How dos integer shifts work? "Itermediate Language (IL) v2.0" says that ISHL,ISHR,USHR "shift each element in src0 by the unsigned integer bit count provided by the lowest five bits of the corresponding elements in src1. According to GPU ShaderAnalyzer ISHL translates into RV600 LSHL instruction. "R600-Family Instruction Set Architecture" claims that "LSHL_INT - Scalar logical shift left. Zero is shifted into the vacated locations. Src1 is interpreted as an unsigned integer. If Src1>31, then the result is 0x0." Please explain, are the lowest 5-bits of Src1 used as a shift counter or the whole 32-bit register?

3 Replies

The whole 32-bit register is used, however only the lower 5 bits produce anything useful, if a higher bit it set then the result is set to zero.
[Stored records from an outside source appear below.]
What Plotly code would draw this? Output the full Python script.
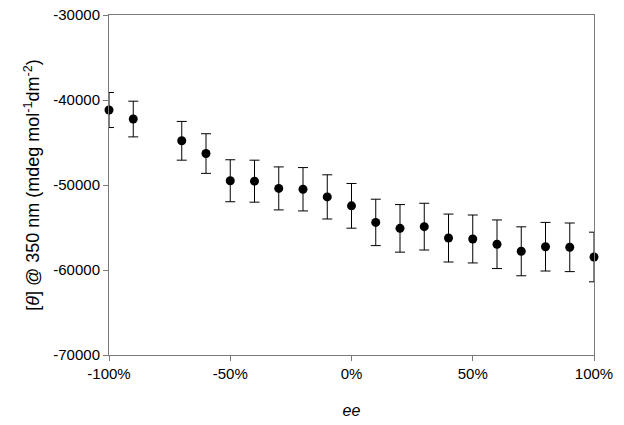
import plotly.graph_objects as go

ee = [-100, -90, -70, -60, -50, -40, -30, -20, -10, 0, 10, 20, 30, 40, 50, 60, 70, 80, 90, 100]
theta = [-41180, -42240, -44800, -46300, -49500, -49550, -50400, -50500, -51400, -52450,
         -54400, -55100, -54900, -56240, -56350, -56970, -57800, -57260, -57330, -58470]
err = [2060, 2100, 2280, 2330, 2470, 2470, 2530, 2550, 2600, 2630,
       2730, 2800, 2750, 2820, 2820, 2860, 2880, 2860, 2860, 2920]

x_tickvals = [-100, -50, 0, 50, 100]
x_ticktext = ["-100%", "-50%", "0%", "50%", "100%"]
y_tickvals = [-70000, -60000, -50000, -40000, -30000]
y_ticktext = ["-70000", "-60000", "-50000", "-40000", "-30000"]

FONT = "Liberation Sans, Arial, sans-serif"
AXC = "#7a7a7a"

fig = go.Figure()
fig.add_trace(go.Scatter(
    x=ee, y=theta, mode="markers",
    marker=dict(color="black", size=9, symbol="circle"),
    error_y=dict(type="data", array=err, visible=True, color="black", thickness=1, width=5),
    cliponaxis=False,
    showlegend=False,
))

fig.update_layout(
    width=624, height=425,
    margin=dict(l=109, r=30, t=15, b=70),
    paper_bgcolor="white", plot_bgcolor="white",
    font=dict(family=FONT, size=15, color="black"),
    xaxis=dict(
        range=[-100, 100], tickvals=x_tickvals, ticktext=x_ticktext,
        showgrid=False, zeroline=False,
        showline=True, linecolor=AXC, linewidth=1, mirror=True,
        ticks="outside", ticklen=5, tickcolor=AXC, tickwidth=1,
        tickfont=dict(size=15), ticklabeloverflow="allow",
        title=dict(text="<i>ee</i>", font=dict(size=16), standoff=23),
        automargin=False,
    ),
    yaxis=dict(
        range=[-70000, -30000], tickvals=y_tickvals, ticktext=y_ticktext,
        showgrid=False, zeroline=False,
        showline=True, linecolor=AXC, linewidth=1, mirror=True,
        ticks="outside", ticklen=5, tickcolor=AXC, tickwidth=1,
        tickfont=dict(size=15), ticklabeloverflow="allow",
        title=dict(text="[<i>θ</i>] @ 350 nm (mdeg mol<sup>-1</sup>dm<sup>-2</sup>)",
                   font=dict(size=18), standoff=8),
        automargin=False,
    ),
)

fig.write_html("out.html", config={"displayModeBar": False},
               post_script="document.body.style.margin='0';")
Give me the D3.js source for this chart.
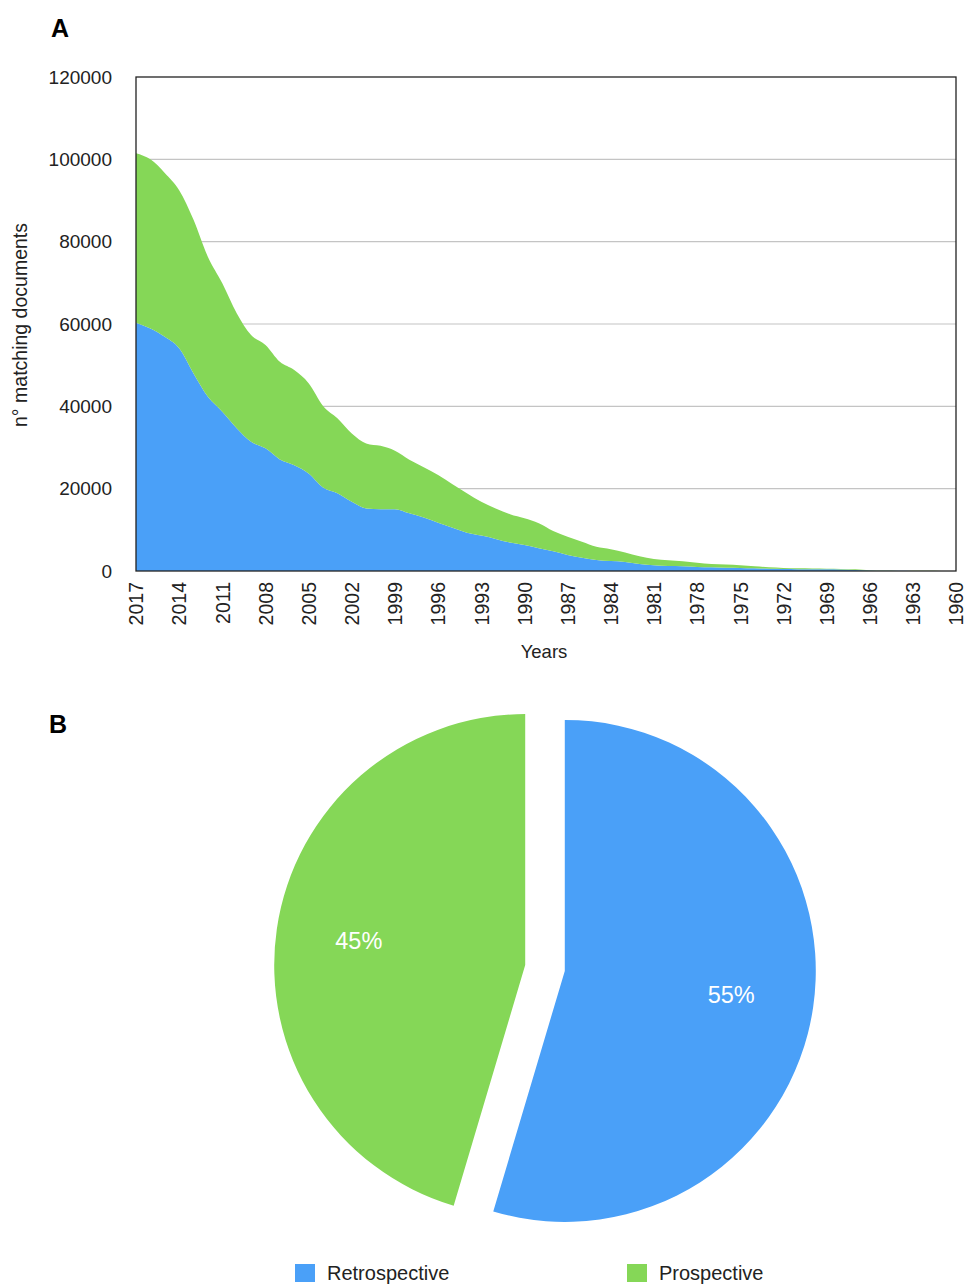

Thank you, Micah for your answer. Could you comment this situation, please:
I need to perform integer a=b-c,  I found no ISUB, so I use negate modifier:

iadd     r0.x,vObjIndex0.x,cb0[0]_neg(x)

The GPU ShaderAnalyzer shows that this will be compiled to:
      0  y: SUB_INT     ____,  0.0f,  KC0[0].x     
      1  x: ADD_INT     R1.x,  R1.x,  PV0.y 
I see a substraction from zero, followed by addition! Why not just SUB_INT one operand from another? Is there another way to perform a substraction with single ALU op?


I do have an update. On R600, all 32 bits are used, on all later hardware only the lower 5 bits are used.